On my own, I encountered a really large rock with a flat top. I managed to lever it up out of the ground, but that was as far as I could do it by muscle power alone. I tried using the comealong, but in this area, there weren’t too many trees left between the cabin and the sauna, so I didn’t really have any places to anchor to, and I wasn’t about to use my porch posts!
|A long reach with the comealong!|
|Lots of blocks underneath to make sure it doesn’t roll back.|
I brought in the ATV with it’s new Warn winch and wire rope. I didn’t have any illusions that it could pull the rock in its default state, but I remembered that I had bought a large pulley the first winter we were here to allow me to perhaps winch logs around a corner out in the bush. I never had a chance to use it in that manner, so the pulley had been relegated to a bin in the garage. It did take me a good five or ten minutes to find, but I was excited when I did.
I wrapped a chain around the rock first, then attached the pulley to that, and then the wire rope around the pulley and back to the ATV, where I chained it to the front draw bar. Now I had theoretically doubled the pulling ability of the ATV. My “secure thought” was that if the rock was too heavy, the winch should have more than enough power to instead drag the ATV forward, long before it would break the rope or damage the winch. As long as the ATV was on sandy, level ground, there shouldn’t be any undue stresses put upon it.
|In the right place, now to get the right position.|
|My pulley all hooked up, commence precision winching…|
|Nothing beats hands on adjustments though.|
I was tickled pink at how smoothly the winch pulled in the rock. With a few back and forths, I was able to get it into position near the fire pit, and then I used the winch again to lever it up into position. Now I had the barest outline of a circle at the fire pit, with two huge boulders leading to the “zen garden” area around the well, and another flat topped rock that one could set a chair beside while at the fire pit.
|Dusty, but looking really nice!|
|A frosty beverage would complete the picture – but careful, Doctor said I have to watch my potassium!|
There was one large gap left to fill around the fire pit, but fortunately I could see a large rock nearby still exposed by the excavator.
This time I thought it would go easier if I were to lever it up and try to slide a scrap piece of plywood underneath. I wrapped a strap around the rock and fastened a 2×6 from my wood pile to it.
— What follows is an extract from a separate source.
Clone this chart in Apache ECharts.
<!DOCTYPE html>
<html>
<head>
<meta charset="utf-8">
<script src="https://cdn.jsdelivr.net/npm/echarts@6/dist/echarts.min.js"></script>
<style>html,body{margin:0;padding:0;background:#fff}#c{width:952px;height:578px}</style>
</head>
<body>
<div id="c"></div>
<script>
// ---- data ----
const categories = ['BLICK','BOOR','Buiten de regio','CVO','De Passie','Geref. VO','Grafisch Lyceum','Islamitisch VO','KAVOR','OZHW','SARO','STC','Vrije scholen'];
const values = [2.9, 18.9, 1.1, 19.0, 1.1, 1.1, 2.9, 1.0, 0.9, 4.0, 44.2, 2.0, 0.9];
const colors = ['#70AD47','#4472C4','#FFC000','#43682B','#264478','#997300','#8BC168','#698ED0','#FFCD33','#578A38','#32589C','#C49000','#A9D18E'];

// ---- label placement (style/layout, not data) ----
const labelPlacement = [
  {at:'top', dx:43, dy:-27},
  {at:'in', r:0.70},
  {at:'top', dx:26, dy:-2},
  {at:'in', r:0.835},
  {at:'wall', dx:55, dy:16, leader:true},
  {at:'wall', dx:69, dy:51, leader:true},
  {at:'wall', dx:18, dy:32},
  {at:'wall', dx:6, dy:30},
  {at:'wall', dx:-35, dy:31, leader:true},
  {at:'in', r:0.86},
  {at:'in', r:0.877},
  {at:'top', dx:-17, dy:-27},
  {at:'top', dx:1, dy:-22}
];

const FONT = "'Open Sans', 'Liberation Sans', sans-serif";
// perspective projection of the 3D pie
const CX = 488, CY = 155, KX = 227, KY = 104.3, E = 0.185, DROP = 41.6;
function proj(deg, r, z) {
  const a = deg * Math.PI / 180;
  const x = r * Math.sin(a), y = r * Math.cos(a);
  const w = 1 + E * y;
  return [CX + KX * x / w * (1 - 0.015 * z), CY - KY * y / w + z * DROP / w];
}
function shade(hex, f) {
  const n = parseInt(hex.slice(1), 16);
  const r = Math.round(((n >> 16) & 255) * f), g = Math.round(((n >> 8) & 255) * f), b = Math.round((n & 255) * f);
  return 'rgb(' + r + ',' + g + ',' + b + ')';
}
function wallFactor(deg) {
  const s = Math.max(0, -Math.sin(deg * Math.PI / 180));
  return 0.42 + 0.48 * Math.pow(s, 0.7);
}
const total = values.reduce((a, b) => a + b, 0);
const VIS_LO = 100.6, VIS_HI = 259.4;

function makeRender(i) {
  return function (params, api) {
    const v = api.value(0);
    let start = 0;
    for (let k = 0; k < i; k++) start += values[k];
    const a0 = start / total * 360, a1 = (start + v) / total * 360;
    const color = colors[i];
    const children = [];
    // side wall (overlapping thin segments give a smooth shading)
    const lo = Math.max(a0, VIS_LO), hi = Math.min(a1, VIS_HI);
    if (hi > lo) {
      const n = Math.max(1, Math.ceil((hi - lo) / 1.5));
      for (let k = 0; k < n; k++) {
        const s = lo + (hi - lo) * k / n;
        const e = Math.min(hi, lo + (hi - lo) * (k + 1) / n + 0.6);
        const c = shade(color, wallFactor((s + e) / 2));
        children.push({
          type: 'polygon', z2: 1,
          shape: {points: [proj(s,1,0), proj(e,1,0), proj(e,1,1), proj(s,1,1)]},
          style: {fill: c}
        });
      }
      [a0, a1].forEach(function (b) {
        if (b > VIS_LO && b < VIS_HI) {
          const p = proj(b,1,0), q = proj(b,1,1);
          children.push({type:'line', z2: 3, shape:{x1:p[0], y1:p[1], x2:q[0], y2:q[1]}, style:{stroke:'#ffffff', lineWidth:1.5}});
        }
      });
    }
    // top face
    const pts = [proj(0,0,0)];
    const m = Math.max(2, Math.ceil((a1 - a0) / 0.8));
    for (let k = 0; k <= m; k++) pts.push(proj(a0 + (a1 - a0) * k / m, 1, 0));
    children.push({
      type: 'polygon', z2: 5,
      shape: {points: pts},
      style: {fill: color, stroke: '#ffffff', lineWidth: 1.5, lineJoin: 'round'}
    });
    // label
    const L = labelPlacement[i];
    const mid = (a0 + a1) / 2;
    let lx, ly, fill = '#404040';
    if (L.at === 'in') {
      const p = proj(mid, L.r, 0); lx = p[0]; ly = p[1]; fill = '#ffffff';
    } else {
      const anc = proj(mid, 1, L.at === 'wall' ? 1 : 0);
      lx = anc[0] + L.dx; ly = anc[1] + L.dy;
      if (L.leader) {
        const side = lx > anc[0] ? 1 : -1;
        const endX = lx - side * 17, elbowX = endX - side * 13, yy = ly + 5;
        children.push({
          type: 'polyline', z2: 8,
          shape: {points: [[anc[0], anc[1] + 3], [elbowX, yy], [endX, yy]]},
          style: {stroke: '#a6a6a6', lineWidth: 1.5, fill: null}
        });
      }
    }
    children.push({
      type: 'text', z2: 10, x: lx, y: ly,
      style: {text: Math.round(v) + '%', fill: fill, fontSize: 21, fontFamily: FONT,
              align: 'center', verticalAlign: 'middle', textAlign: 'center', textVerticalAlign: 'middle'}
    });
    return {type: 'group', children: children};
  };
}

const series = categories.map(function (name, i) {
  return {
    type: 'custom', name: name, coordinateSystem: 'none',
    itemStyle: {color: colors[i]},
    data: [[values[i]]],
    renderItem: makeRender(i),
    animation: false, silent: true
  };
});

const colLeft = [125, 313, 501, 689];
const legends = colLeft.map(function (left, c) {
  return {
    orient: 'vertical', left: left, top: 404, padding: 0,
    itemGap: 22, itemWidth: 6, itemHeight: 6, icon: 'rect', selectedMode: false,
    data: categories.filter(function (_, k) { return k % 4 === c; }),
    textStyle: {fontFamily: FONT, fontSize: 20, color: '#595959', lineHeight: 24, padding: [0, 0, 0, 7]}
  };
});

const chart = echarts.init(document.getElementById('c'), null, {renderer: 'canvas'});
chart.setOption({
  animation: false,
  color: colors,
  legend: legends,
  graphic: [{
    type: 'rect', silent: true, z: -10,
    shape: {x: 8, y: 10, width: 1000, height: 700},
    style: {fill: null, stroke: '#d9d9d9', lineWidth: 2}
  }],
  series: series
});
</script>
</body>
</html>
This allowed me to lift it while Donna carefully jammed the plywood underneath.
|Too bad you can’t see all the hard work my photographer put into this project too! Thanks Mama!|
I repeated my same system with the ATV, and just as I got started, Grandpa and Mummu arrived to observe. Grandpa pitched right in, using his tamping rod to help guide the rock across the ground to the fire pit.
|Just in time to help guide her to her new home.|
|10,000 years in the same spot, and then I come along and shake things up!|
I pulled it a bit past where I wanted it, and then we dug a shallow hole for the rounded end of it to fit.
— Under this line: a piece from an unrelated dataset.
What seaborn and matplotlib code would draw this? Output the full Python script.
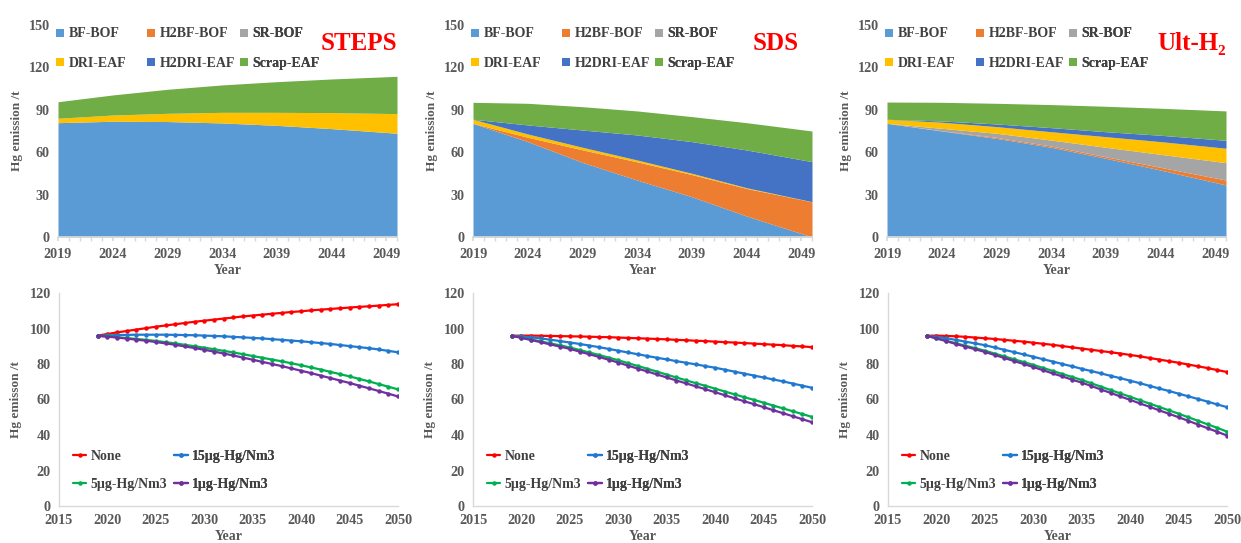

Then we reattached the strap and 2×6, and I levered it up into position in the hole.
|Archimedes, eat your heart out!|
|Wishing I hadn’t put the strap on so well.|
It was leaning quite a bit, and not very stable. I pushed as hard as I could to get it in the position I wanted, and Grandpa packed stones and soil under and around the base until it was satisfactory.
|Ahhh, gravity, my old foe… We meet again!|
We then backfilled it with clay, and a layer of sand.
I cleaned up the area, gave it a quick rake, and felt very pleased with the outcome.
I’m looking forward to another campfire, hopefully with guests, to really re-connect to my neolithic roots!